Brief tone with more precision

Many casting problems are briefing problems.

“Friendly and engaging” is not much direction. Neither is “professional but human”. Most voice artists can interpret those phrases in several different ways.

A better brief is more precise about the job the voice needs to do. Be clear on the audience, the setting, and the tone the video can carry naturally. Accent, pace, and delivery style only matter if they improve clarity, credibility, or fit.

Those decisions are easy to treat as cosmetic, but they often shape whether the final video feels natural, credible, and well matched to the audience. When the production team has a clear video brief, the tone choices around narration usually become much more precise as well.

Script, captions, and pacing still decide whether it works

Even the right voice cannot save the wrong script.

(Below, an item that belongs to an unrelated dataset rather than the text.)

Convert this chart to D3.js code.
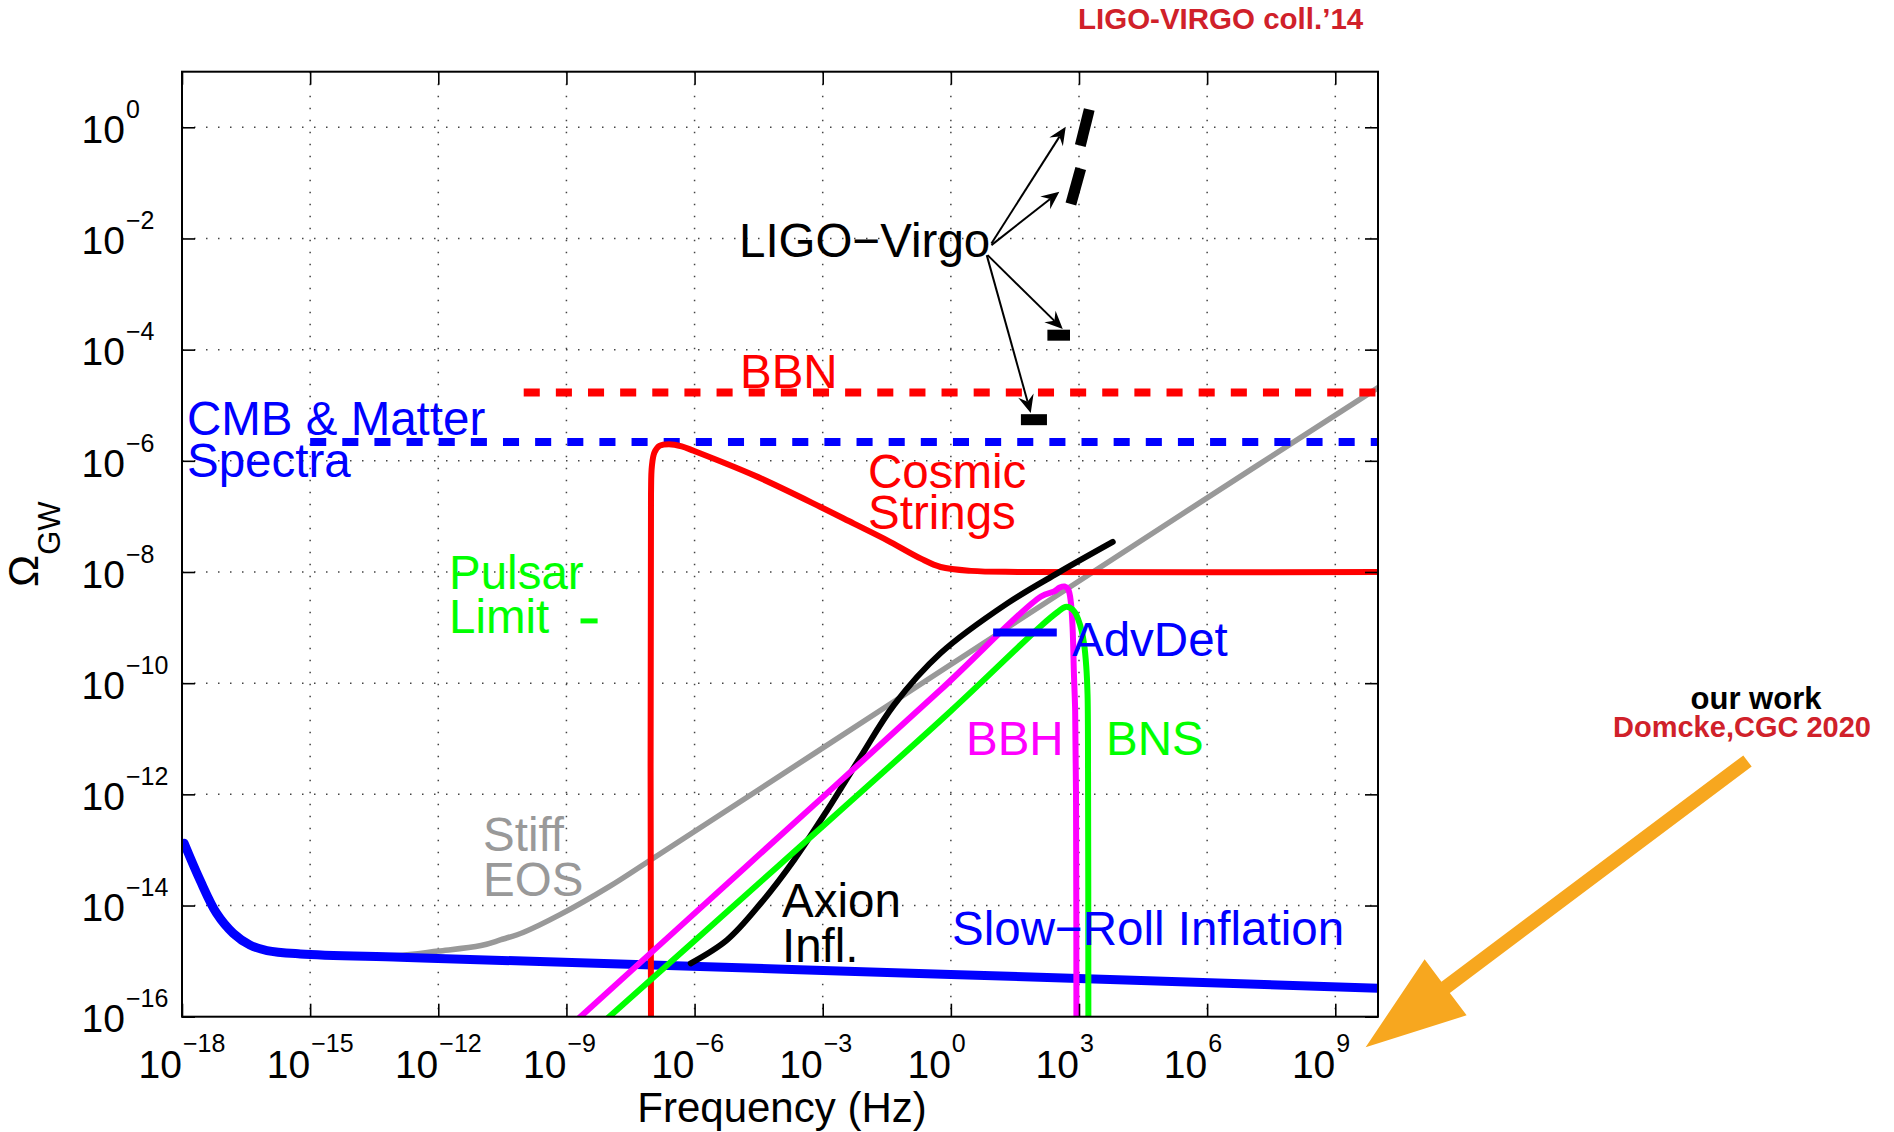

Voiceover copy needs to sound natural when spoken, not just neat on a page. That usually means shorter lines, cleaner syntax, and less written-language padding. If a sentence looks elegant in the document but feels stiff aloud, it will probably sound managed in the final video too.

Pacing matters just as much. Many narrated business videos are too dense because they are trying to carry every message point in one pass. The stronger approach is usually to let the visuals do part of the work and give the spoken lines enough room to land.

It also helps to plan for real viewing conditions. Some viewers will listen closely. Others will watch in poor audio environments or rely on captions entirely. Captions are not just an accessibility layer. They are often part of whether the message survives normal viewing conditions at all.

Final thought

The best voiceovers do not make a video sound more important.

They make it easier to understand, easier to follow, and easier to trust.

That is the standard worth using. If narration adds clarity and shape, it is earning its place. If it mainly adds polish, it may be compensating for a deeper problem in the concept, script, or format choice.